### AIM
Write every line out verbatim and omit the pictures.

***** ITEMS

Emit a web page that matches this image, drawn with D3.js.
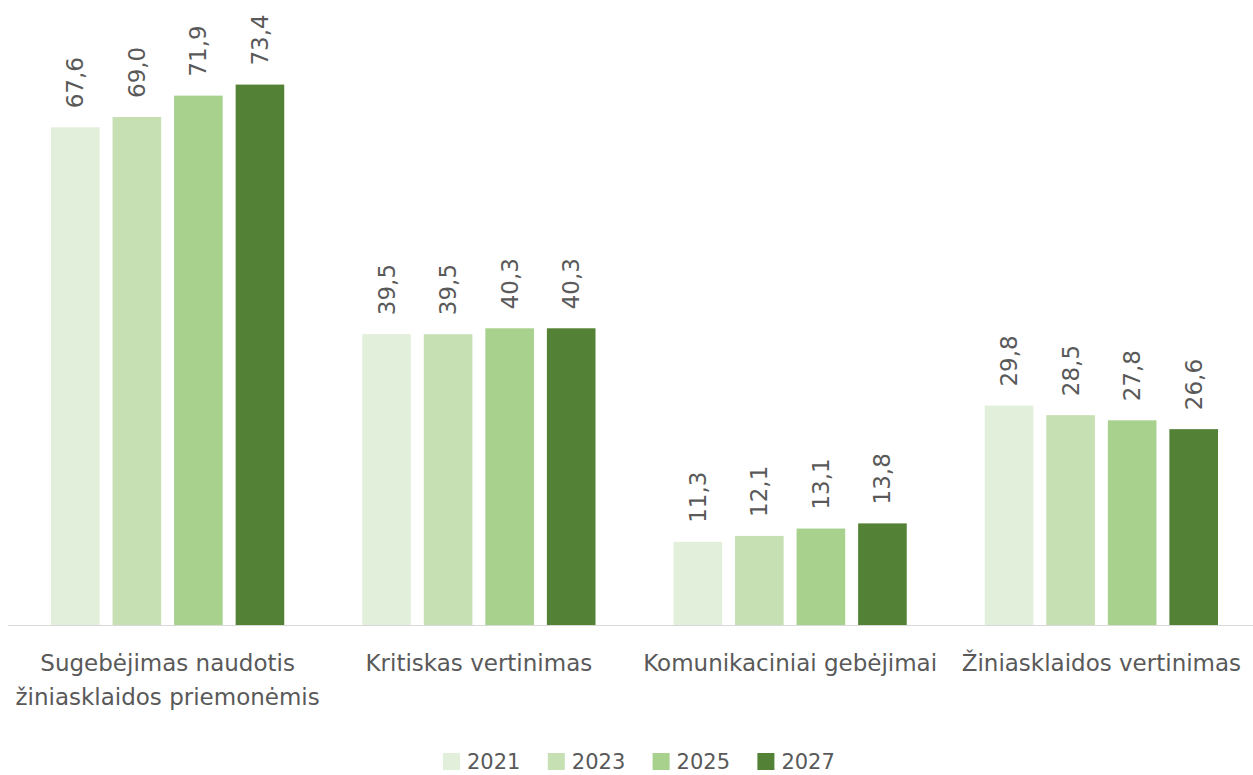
<!DOCTYPE html>
<html>
<head>
<meta charset="utf-8">
<script src="https://cdn.jsdelivr.net/npm/d3@7"></script>
<style>
  body { margin: 0; background: #fff; }
  svg { display: block; font-family: "DejaVu Sans", sans-serif; }
</style>
</head>
<body>
<div id="chart"></div>
<script>
var categories = [
  ["Sugebėjimas naudotis", "žiniasklaidos priemonėmis"],
  ["Kritiskas vertinimas"],
  ["Komunikaciniai gebėjimai"],
  ["Žiniasklaidos vertinimas"]
];
var years = ["2021", "2023", "2025", "2027"];
var values2021 = [67.6, 39.5, 11.3, 29.8];
var values2023 = [69.0, 39.5, 12.1, 28.5];
var values2025 = [71.9, 40.3, 13.1, 27.8];
var values2027 = [73.4, 40.3, 13.8, 26.6];
var series = [values2021, values2023, values2025, values2027];
var colors = ["#e2efda", "#c6e0b4", "#a9d18e", "#538135"];

var width = 1253, height = 775;
var textColor = "#595959";

var svg = d3.select("#chart").append("svg")
    .attr("width", width)
    .attr("height", height);

var x0 = d3.scaleBand()
    .domain(d3.range(categories.length))
    .range([8, 1253])
    .paddingInner(0)
    .paddingOuter(0);

var x1 = d3.scaleBand()
    .domain(d3.range(years.length))
    .range([43, x0.bandwidth() - 35])
    .paddingInner(0.21);

var y = d3.scaleLinear()
    .domain([0, 80])
    .range([625, 36]);

var fmt = function(v) { return v.toFixed(1).replace(".", ","); };

var group = svg.selectAll("g.cat")
  .data(categories)
  .enter().append("g")
    .attr("class", "cat")
    .attr("transform", function(d, i) { return "translate(" + x0(i) + ",0)"; });

group.selectAll("rect")
  .data(function(d, i) { return series.map(function(s, j) { return { s: j, v: s[i] }; }); })
  .enter().append("rect")
    .attr("x", function(d) { return x1(d.s); })
    .attr("y", function(d) { return y(d.v); })
    .attr("width", x1.bandwidth())
    .attr("height", function(d) { return y(0) - y(d.v); })
    .attr("fill", function(d) { return colors[d.s]; });

group.selectAll("text.val")
  .data(function(d, i) { return series.map(function(s, j) { return { s: j, v: s[i] }; }); })
  .enter().append("text")
    .attr("class", "val")
    .attr("transform", function(d) {
      return "translate(" + (x1(d.s) + x1.bandwidth() / 2 + 8) + "," + (y(d.v) - 19) + ") rotate(-90)";
    })
    .attr("text-anchor", "start")
    .attr("font-size", 23)
    .attr("fill", textColor)
    .text(function(d) { return fmt(d.v); });

// axis line
svg.append("line")
    .attr("x1", 8).attr("x2", 1253)
    .attr("y1", y(0) + 0.5).attr("y2", y(0) + 0.5)
    .attr("stroke", "#d9d9d9")
    .attr("stroke-width", 1);

// category labels
group.append("text")
    .attr("text-anchor", "middle")
    .attr("font-size", 23)
    .attr("fill", textColor)
    .selectAll("tspan")
    .data(function(d) { return d; })
    .enter().append("tspan")
      .attr("x", x0.bandwidth() / 2 + 4)
      .attr("y", function(d, i) { return 671 + i * 34; })
      .text(function(d) { return d; });

// legend
var legend = svg.append("g").attr("transform", "translate(443,769)");
var item = legend.selectAll("g")
  .data(years)
  .enter().append("g")
    .attr("transform", function(d, i) { return "translate(" + (i * 104.8) + ",0)"; });
item.append("rect")
    .attr("x", 0).attr("y", -16)
    .attr("width", 17).attr("height", 17)
    .attr("fill", function(d, i) { return colors[i]; });
item.append("text")
    .attr("x", 24).attr("y", 0)
    .attr("font-size", 21)
    .attr("fill", textColor)
    .text(function(d) { return d; });
</script>
</body>
</html>
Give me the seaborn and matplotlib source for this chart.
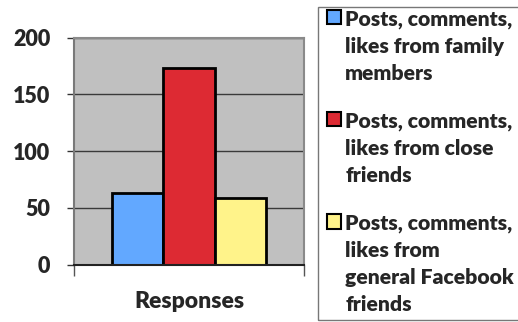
import matplotlib
matplotlib.use("Agg")
import matplotlib.pyplot as plt
from matplotlib.patches import Rectangle
import seaborn as sns
import pandas as pd

categories = ["Responses"]
series = [
    "Posts, comments,\nlikes from family\nmembers",
    "Posts, comments,\nlikes from close\nfriends",
    "Posts, comments,\nlikes from\ngeneral Facebook\nfriends",
]
values = [63, 173, 59]
colors = ["#62A8FF", "#DD2A33", "#FFF38A"]
yticks = [0, 50, 100, 150, 200]

df = pd.DataFrame({"cat": categories * len(series), "series": series, "value": values})

sns.set_theme(style="white")
plt.rcParams["font.family"] = ["Lato", "DejaVu Sans"]
plt.rcParams["font.weight"] = "heavy"

fig = plt.figure(figsize=(5.18, 3.22), dpi=100)
ax = fig.add_axes([74 / 518, 1 - 264.5 / 322, 230 / 518, 227 / 322])

sns.barplot(data=df, x="cat", y="value", hue="series", palette=colors,
            width=0.67, edgecolor="black", linewidth=2, ax=ax, legend=True,
            saturation=1)

ax.set_facecolor("#C0C0C0")
ax.set_xlim(-0.5, 0.5)
ax.set_ylim(0, 200)
ax.set_yticks(yticks)
ax.set_yticklabels([str(t) for t in yticks], fontsize=15.5, fontweight="heavy")
ax.yaxis.grid(True, color="#3a3a3a", linewidth=1)
ax.set_axisbelow(True)
ax.tick_params(axis="y", left=True, length=5, width=1, color="#333333", pad=12)
ax.set_xticks([0])
ax.set_xticklabels(["Responses"], fontsize=16.5, fontweight="heavy")
ax.tick_params(axis="x", bottom=False, pad=13)
ax.set_xlabel("")
ax.set_ylabel("")
for s in ["top", "right"]:
    ax.spines[s].set_color("#8a8a8a")
    ax.spines[s].set_linewidth(1.5)
ax.spines["left"].set_color("#7a7a7a")
ax.spines["left"].set_linewidth(1.5)
ax.spines["bottom"].set_color("#222222")
ax.spines["bottom"].set_linewidth(1.5)
ax.set_xticks([-0.5, 0.5], minor=True)
ax.tick_params(axis="x", which="minor", bottom=True, length=8, width=1, color="#555555")

handles, labels = ax.get_legend_handles_labels()
if ax.get_legend():
    ax.get_legend().remove()
leg = fig.legend(handles, labels, loc="upper left", bbox_to_anchor=(327 / 518, 1 - 10 / 322),
                 bbox_transform=fig.transFigure, frameon=False,
                 prop={"weight": "heavy", "size": 15.2},
                 handlelength=0.67, handleheight=0.67, handletextpad=0.2,
                 labelspacing=1.38, borderpad=0, borderaxespad=0)
for h in leg.legend_handles:
    h.set_linewidth(1.5)
    h.set_edgecolor("black")
for t in leg.get_texts():
    t.set_linespacing(1.5)
for col in leg._legend_handle_box.get_children():
    for item in col.get_children():
        item.align = "top"

fig.add_artist(Rectangle((318 / 518, 1 - 320 / 322), 205 / 518, 313 / 322,
                         transform=fig.transFigure, fill=False,
                         edgecolor="#777777", linewidth=1))

fig.savefig("out.png", dpi=100)
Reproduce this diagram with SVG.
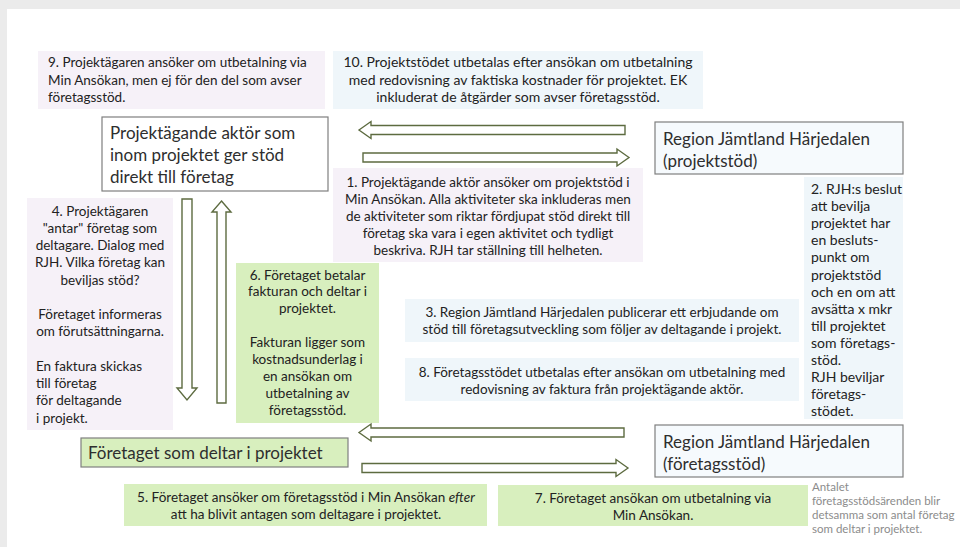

**********

### ANSWER FOR THIS EXERCISE
Emit a web page that matches this image, drawn with D3.js.
<!DOCTYPE html>
<html>
<head>
<meta charset="utf-8">
<script src="https://cdn.jsdelivr.net/npm/d3@7"></script>
<style>
  body { margin: 0; background: #fff; }
  svg { display: block; font-family: "DejaVu Sans", sans-serif; }
</style>
</head>
<body>
<div id="chart"></div>
<script>
var categories = [
  ["Sugebėjimas naudotis", "žiniasklaidos priemonėmis"],
  ["Kritiskas vertinimas"],
  ["Komunikaciniai gebėjimai"],
  ["Žiniasklaidos vertinimas"]
];
var years = ["2021", "2023", "2025", "2027"];
var values2021 = [67.6, 39.5, 11.3, 29.8];
var values2023 = [69.0, 39.5, 12.1, 28.5];
var values2025 = [71.9, 40.3, 13.1, 27.8];
var values2027 = [73.4, 40.3, 13.8, 26.6];
var series = [values2021, values2023, values2025, values2027];
var colors = ["#e2efda", "#c6e0b4", "#a9d18e", "#538135"];

var width = 1253, height = 775;
var textColor = "#595959";

var svg = d3.select("#chart").append("svg")
    .attr("width", width)
    .attr("height", height);

var x0 = d3.scaleBand()
    .domain(d3.range(categories.length))
    .range([8, 1253])
    .paddingInner(0)
    .paddingOuter(0);

var x1 = d3.scaleBand()
    .domain(d3.range(years.length))
    .range([43, x0.bandwidth() - 35])
    .paddingInner(0.21);

var y = d3.scaleLinear()
    .domain([0, 80])
    .range([625, 36]);

var fmt = function(v) { return v.toFixed(1).replace(".", ","); };

var group = svg.selectAll("g.cat")
  .data(categories)
  .enter().append("g")
    .attr("class", "cat")
    .attr("transform", function(d, i) { return "translate(" + x0(i) + ",0)"; });

group.selectAll("rect")
  .data(function(d, i) { return series.map(function(s, j) { return { s: j, v: s[i] }; }); })
  .enter().append("rect")
    .attr("x", function(d) { return x1(d.s); })
    .attr("y", function(d) { return y(d.v); })
    .attr("width", x1.bandwidth())
    .attr("height", function(d) { return y(0) - y(d.v); })
    .attr("fill", function(d) { return colors[d.s]; });

group.selectAll("text.val")
  .data(function(d, i) { return series.map(function(s, j) { return { s: j, v: s[i] }; }); })
  .enter().append("text")
    .attr("class", "val")
    .attr("transform", function(d) {
      return "translate(" + (x1(d.s) + x1.bandwidth() / 2 + 8) + "," + (y(d.v) - 19) + ") rotate(-90)";
    })
    .attr("text-anchor", "start")
    .attr("font-size", 23)
    .attr("fill", textColor)
    .text(function(d) { return fmt(d.v); });

// axis line
svg.append("line")
    .attr("x1", 8).attr("x2", 1253)
    .attr("y1", y(0) + 0.5).attr("y2", y(0) + 0.5)
    .attr("stroke", "#d9d9d9")
    .attr("stroke-width", 1);

// category labels
group.append("text")
    .attr("text-anchor", "middle")
    .attr("font-size", 23)
    .attr("fill", textColor)
    .selectAll("tspan")
    .data(function(d) { return d; })
    .enter().append("tspan")
      .attr("x", x0.bandwidth() / 2 + 4)
      .attr("y", function(d, i) { return 671 + i * 34; })
      .text(function(d) { return d; });

// legend
var legend = svg.append("g").attr("transform", "translate(443,769)");
var item = legend.selectAll("g")
  .data(years)
  .enter().append("g")
    .attr("transform", function(d, i) { return "translate(" + (i * 104.8) + ",0)"; });
item.append("rect")
    .attr("x", 0).attr("y", -16)
    .attr("width", 17).attr("height", 17)
    .attr("fill", function(d, i) { return colors[i]; });
item.append("text")
    .attr("x", 24).attr("y", 0)
    .attr("font-size", 21)
    .attr("fill", textColor)
    .text(function(d) { return d; });
</script>
</body>
</html>
Give me the seaborn and matplotlib source for this chart.
import matplotlib
matplotlib.use("Agg")
import matplotlib.pyplot as plt
from matplotlib.patches import Rectangle
import seaborn as sns
import pandas as pd

categories = ["Responses"]
series = [
    "Posts, comments,\nlikes from family\nmembers",
    "Posts, comments,\nlikes from close\nfriends",
    "Posts, comments,\nlikes from\ngeneral Facebook\nfriends",
]
values = [63, 173, 59]
colors = ["#62A8FF", "#DD2A33", "#FFF38A"]
yticks = [0, 50, 100, 150, 200]

df = pd.DataFrame({"cat": categories * len(series), "series": series, "value": values})

sns.set_theme(style="white")
plt.rcParams["font.family"] = ["Lato", "DejaVu Sans"]
plt.rcParams["font.weight"] = "heavy"

fig = plt.figure(figsize=(5.18, 3.22), dpi=100)
ax = fig.add_axes([74 / 518, 1 - 264.5 / 322, 230 / 518, 227 / 322])

sns.barplot(data=df, x="cat", y="value", hue="series", palette=colors,
            width=0.67, edgecolor="black", linewidth=2, ax=ax, legend=True,
            saturation=1)

ax.set_facecolor("#C0C0C0")
ax.set_xlim(-0.5, 0.5)
ax.set_ylim(0, 200)
ax.set_yticks(yticks)
ax.set_yticklabels([str(t) for t in yticks], fontsize=15.5, fontweight="heavy")
ax.yaxis.grid(True, color="#3a3a3a", linewidth=1)
ax.set_axisbelow(True)
ax.tick_params(axis="y", left=True, length=5, width=1, color="#333333", pad=12)
ax.set_xticks([0])
ax.set_xticklabels(["Responses"], fontsize=16.5, fontweight="heavy")
ax.tick_params(axis="x", bottom=False, pad=13)
ax.set_xlabel("")
ax.set_ylabel("")
for s in ["top", "right"]:
    ax.spines[s].set_color("#8a8a8a")
    ax.spines[s].set_linewidth(1.5)
ax.spines["left"].set_color("#7a7a7a")
ax.spines["left"].set_linewidth(1.5)
ax.spines["bottom"].set_color("#222222")
ax.spines["bottom"].set_linewidth(1.5)
ax.set_xticks([-0.5, 0.5], minor=True)
ax.tick_params(axis="x", which="minor", bottom=True, length=8, width=1, color="#555555")

handles, labels = ax.get_legend_handles_labels()
if ax.get_legend():
    ax.get_legend().remove()
leg = fig.legend(handles, labels, loc="upper left", bbox_to_anchor=(327 / 518, 1 - 10 / 322),
                 bbox_transform=fig.transFigure, frameon=False,
                 prop={"weight": "heavy", "size": 15.2},
                 handlelength=0.67, handleheight=0.67, handletextpad=0.2,
                 labelspacing=1.38, borderpad=0, borderaxespad=0)
for h in leg.legend_handles:
    h.set_linewidth(1.5)
    h.set_edgecolor("black")
for t in leg.get_texts():
    t.set_linespacing(1.5)
for col in leg._legend_handle_box.get_children():
    for item in col.get_children():
        item.align = "top"

fig.add_artist(Rectangle((318 / 518, 1 - 320 / 322), 205 / 518, 313 / 322,
                         transform=fig.transFigure, fill=False,
                         edgecolor="#777777", linewidth=1))

fig.savefig("out.png", dpi=100)
Reproduce this diagram with SVG.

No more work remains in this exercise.